Chiuri enfrentará igualmente os desafios da sustentabilidade e da transparência, temas cada vez mais centrais na estratégia da LVMH. Sua sensibilidade em relação a materiais, técnicas artesanais e ética de produção pode transformar a Fendi em um laboratório de experimentação responsável. Ao mesmo tempo, a marca precisará continuar atraente para os mercados emergentes — especialmente Ásia e Oriente Médio — sem perder seu vínculo com as origens romanas.
Como sempre ocorre com nomeações desse porte, as expectativas são altas. Depois dos anos de sucesso à frente da Dior, público e crítica esperam de Chiuri uma guinada visível. Mas o potencial simbólico desse retorno é imenso: quem melhor do que ela, que viu nascer o mito da Fendi, para reinventá-lo no presente?

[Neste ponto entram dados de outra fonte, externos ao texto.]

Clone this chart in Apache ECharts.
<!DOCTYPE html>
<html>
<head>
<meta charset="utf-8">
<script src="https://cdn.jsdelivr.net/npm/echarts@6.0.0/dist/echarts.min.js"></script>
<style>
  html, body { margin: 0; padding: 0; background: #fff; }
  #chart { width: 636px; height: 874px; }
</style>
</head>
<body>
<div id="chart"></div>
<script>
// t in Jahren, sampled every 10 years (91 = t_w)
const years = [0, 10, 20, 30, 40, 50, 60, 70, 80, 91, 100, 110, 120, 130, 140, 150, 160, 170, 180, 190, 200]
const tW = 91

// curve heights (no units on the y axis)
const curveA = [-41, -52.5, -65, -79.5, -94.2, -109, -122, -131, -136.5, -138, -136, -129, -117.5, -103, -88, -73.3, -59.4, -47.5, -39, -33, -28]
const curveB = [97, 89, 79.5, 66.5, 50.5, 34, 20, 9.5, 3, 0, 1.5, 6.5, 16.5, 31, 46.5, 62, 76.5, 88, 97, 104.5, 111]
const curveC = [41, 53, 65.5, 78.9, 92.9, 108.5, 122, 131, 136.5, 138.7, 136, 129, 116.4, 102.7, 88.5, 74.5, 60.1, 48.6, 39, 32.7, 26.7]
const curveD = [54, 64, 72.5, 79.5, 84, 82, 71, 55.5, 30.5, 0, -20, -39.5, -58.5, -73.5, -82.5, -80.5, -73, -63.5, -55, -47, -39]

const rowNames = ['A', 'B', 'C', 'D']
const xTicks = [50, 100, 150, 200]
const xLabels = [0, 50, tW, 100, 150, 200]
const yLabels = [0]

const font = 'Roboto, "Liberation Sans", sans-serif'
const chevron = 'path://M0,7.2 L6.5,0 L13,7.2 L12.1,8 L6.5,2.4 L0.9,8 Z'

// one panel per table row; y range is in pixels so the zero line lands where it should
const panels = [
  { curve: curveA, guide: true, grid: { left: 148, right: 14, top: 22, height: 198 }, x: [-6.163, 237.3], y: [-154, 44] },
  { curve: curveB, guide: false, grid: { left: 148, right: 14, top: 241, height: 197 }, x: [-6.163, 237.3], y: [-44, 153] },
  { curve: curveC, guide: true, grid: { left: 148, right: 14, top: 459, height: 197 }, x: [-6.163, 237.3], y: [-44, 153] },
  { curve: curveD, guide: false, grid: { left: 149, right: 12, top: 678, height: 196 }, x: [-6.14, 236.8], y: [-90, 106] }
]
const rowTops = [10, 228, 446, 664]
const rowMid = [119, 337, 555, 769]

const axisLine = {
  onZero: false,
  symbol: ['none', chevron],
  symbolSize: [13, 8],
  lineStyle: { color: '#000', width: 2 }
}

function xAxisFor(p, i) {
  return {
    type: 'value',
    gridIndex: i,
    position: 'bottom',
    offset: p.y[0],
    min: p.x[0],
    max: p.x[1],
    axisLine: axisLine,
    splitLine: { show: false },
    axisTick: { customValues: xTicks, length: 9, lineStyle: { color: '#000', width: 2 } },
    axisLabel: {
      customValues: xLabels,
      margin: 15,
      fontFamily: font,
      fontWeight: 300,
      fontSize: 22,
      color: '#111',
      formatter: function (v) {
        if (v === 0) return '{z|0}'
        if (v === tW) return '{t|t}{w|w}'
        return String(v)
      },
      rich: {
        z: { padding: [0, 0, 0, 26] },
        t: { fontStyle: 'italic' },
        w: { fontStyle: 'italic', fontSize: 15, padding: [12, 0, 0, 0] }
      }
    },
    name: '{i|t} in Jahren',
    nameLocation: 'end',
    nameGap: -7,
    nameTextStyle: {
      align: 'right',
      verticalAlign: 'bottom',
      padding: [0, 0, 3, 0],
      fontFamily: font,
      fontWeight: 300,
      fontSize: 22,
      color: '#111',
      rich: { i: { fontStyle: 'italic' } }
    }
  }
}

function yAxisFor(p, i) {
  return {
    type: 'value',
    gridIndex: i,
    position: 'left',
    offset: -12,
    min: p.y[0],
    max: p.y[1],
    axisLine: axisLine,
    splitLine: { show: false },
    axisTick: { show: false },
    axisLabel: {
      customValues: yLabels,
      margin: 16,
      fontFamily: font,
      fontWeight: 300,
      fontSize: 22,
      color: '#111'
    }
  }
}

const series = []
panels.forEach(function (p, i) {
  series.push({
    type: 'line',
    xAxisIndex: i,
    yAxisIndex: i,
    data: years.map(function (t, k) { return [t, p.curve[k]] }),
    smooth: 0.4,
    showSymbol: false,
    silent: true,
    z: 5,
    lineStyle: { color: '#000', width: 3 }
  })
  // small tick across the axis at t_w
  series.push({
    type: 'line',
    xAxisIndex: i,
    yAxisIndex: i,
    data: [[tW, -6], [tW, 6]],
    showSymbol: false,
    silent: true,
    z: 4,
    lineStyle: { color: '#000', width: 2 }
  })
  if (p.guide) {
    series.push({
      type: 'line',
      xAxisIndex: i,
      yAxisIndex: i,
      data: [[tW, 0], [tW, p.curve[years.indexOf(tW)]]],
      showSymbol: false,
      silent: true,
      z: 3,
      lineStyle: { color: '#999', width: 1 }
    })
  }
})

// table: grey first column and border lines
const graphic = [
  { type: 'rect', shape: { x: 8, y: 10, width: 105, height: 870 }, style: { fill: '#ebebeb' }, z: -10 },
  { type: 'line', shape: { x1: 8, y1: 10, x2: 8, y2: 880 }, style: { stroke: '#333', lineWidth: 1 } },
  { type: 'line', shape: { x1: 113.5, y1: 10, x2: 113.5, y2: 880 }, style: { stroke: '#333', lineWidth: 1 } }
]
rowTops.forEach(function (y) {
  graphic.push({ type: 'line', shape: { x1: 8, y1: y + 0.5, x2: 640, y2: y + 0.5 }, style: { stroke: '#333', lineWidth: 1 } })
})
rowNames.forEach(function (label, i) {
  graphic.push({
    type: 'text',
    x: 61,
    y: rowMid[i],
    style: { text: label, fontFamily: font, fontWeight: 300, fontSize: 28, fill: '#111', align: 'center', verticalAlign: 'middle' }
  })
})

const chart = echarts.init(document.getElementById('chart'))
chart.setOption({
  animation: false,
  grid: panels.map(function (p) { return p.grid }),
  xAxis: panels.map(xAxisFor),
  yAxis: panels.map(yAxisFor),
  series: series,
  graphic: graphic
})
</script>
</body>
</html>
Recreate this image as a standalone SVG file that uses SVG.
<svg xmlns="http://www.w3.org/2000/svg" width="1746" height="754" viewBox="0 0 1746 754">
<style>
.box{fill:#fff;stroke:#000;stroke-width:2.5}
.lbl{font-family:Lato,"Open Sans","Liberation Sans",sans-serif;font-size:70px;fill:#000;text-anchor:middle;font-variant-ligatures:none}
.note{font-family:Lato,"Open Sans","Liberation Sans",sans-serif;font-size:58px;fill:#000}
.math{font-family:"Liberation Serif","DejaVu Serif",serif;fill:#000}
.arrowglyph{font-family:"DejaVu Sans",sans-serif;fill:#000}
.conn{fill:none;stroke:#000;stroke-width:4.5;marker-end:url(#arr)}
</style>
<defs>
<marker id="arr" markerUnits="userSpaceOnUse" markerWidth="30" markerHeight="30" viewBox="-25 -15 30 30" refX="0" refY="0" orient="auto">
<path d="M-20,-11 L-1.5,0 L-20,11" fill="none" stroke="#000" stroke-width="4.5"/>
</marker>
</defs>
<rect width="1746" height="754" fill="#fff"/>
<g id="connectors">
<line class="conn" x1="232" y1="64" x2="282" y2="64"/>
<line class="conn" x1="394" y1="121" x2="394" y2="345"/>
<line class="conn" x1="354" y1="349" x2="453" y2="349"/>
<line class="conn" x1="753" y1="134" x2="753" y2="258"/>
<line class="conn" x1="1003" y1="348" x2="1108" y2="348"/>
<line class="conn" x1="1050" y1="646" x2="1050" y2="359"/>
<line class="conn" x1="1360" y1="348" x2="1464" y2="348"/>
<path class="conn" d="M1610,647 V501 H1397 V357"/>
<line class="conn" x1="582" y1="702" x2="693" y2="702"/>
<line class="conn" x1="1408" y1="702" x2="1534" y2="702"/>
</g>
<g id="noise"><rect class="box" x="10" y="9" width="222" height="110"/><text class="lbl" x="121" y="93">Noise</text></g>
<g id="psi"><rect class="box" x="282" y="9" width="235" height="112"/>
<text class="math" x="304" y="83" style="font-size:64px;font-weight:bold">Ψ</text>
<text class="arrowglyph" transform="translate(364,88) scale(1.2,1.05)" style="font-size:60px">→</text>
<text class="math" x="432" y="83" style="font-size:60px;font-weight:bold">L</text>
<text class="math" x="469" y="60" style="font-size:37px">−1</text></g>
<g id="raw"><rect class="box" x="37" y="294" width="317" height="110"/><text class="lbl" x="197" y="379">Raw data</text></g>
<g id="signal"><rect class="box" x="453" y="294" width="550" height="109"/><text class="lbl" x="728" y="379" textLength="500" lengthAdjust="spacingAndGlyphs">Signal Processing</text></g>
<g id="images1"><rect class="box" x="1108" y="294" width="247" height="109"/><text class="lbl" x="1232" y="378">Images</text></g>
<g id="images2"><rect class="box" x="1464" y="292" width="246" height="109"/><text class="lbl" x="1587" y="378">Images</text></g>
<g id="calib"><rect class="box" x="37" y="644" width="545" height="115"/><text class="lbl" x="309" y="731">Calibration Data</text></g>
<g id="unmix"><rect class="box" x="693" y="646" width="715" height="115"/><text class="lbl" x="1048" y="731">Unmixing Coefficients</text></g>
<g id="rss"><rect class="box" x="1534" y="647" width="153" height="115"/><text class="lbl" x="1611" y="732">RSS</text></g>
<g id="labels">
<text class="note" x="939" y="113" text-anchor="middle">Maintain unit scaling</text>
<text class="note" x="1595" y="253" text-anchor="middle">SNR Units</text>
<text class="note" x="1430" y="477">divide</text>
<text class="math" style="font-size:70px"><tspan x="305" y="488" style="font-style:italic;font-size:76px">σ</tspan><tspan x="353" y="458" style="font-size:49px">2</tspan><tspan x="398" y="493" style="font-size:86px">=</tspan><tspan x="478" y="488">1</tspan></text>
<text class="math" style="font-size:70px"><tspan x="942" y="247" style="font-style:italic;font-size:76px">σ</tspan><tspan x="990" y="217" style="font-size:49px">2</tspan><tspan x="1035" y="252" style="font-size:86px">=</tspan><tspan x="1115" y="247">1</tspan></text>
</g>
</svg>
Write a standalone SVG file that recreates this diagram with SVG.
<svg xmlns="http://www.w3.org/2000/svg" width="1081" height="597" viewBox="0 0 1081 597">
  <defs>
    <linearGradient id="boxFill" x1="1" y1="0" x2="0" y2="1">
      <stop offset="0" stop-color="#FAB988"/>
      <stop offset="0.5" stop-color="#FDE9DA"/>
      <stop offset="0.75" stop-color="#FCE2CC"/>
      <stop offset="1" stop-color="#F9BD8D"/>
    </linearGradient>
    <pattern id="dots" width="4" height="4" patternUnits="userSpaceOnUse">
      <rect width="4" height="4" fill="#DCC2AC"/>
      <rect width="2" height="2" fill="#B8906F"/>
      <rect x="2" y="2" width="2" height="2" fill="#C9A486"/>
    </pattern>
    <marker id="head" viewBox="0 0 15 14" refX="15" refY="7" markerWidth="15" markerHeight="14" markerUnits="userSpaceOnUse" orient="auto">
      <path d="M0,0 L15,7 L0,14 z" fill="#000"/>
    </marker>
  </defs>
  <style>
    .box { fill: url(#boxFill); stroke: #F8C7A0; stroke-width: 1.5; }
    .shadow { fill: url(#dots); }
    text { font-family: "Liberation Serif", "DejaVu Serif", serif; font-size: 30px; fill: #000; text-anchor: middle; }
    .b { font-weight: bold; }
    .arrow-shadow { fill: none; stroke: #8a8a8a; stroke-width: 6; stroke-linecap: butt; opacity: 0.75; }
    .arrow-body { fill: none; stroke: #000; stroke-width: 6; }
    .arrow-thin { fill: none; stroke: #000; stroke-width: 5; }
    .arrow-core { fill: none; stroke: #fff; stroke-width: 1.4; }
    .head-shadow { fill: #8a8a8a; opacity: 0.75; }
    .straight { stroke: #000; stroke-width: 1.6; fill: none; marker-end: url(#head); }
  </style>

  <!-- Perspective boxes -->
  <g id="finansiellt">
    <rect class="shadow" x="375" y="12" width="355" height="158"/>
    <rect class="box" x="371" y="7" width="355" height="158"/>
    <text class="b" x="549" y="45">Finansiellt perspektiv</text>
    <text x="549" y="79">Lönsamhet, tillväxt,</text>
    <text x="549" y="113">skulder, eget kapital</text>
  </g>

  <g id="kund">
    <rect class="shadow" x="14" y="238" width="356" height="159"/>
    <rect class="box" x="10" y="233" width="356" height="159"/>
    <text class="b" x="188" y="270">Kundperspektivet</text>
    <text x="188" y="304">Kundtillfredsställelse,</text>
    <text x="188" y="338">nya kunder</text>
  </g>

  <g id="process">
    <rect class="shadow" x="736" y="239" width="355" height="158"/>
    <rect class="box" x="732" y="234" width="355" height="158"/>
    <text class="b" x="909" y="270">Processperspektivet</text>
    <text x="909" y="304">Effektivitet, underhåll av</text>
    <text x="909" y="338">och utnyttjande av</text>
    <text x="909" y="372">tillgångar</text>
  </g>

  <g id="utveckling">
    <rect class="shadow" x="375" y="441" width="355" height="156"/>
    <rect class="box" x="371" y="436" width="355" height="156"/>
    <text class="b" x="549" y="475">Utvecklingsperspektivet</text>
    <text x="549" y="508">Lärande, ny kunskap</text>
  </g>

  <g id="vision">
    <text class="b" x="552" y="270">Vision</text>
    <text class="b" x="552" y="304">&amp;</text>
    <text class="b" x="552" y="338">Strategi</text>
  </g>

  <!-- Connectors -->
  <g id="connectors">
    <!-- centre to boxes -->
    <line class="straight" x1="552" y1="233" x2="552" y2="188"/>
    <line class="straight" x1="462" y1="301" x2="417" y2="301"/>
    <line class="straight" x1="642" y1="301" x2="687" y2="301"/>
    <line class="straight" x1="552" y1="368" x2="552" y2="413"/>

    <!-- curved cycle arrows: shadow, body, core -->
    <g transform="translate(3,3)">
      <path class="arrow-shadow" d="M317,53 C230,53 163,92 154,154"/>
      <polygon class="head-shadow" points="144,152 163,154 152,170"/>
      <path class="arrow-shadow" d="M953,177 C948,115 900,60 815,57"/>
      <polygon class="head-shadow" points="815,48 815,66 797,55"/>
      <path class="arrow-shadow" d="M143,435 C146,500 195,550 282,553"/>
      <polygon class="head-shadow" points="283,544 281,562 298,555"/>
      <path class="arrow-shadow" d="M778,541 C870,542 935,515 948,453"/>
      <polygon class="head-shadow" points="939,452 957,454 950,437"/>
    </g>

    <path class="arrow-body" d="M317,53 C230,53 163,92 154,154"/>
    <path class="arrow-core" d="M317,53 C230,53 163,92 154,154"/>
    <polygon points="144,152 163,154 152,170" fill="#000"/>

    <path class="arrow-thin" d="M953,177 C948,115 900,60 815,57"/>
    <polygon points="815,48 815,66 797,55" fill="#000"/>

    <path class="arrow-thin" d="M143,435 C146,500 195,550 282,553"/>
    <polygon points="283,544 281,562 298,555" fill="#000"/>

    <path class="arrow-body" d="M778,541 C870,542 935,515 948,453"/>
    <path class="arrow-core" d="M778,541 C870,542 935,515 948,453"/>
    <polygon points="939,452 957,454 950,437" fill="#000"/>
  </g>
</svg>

A chegada de Maria Grazia Chiuri marca o início de um novo capítulo para a Fendi e para o luxo italiano. É o gesto de um grupo que acredita no valor da memória, mas olha para o futuro com estratégia e clareza. Agora resta ver como a estilista transformará essa responsabilidade em forma, matéria e narrativa. A resposta virá com as primeiras coleções — e será nas passarelas de Roma que saberemos se este retorno é o fechamento de um ciclo ou o início de uma nova história.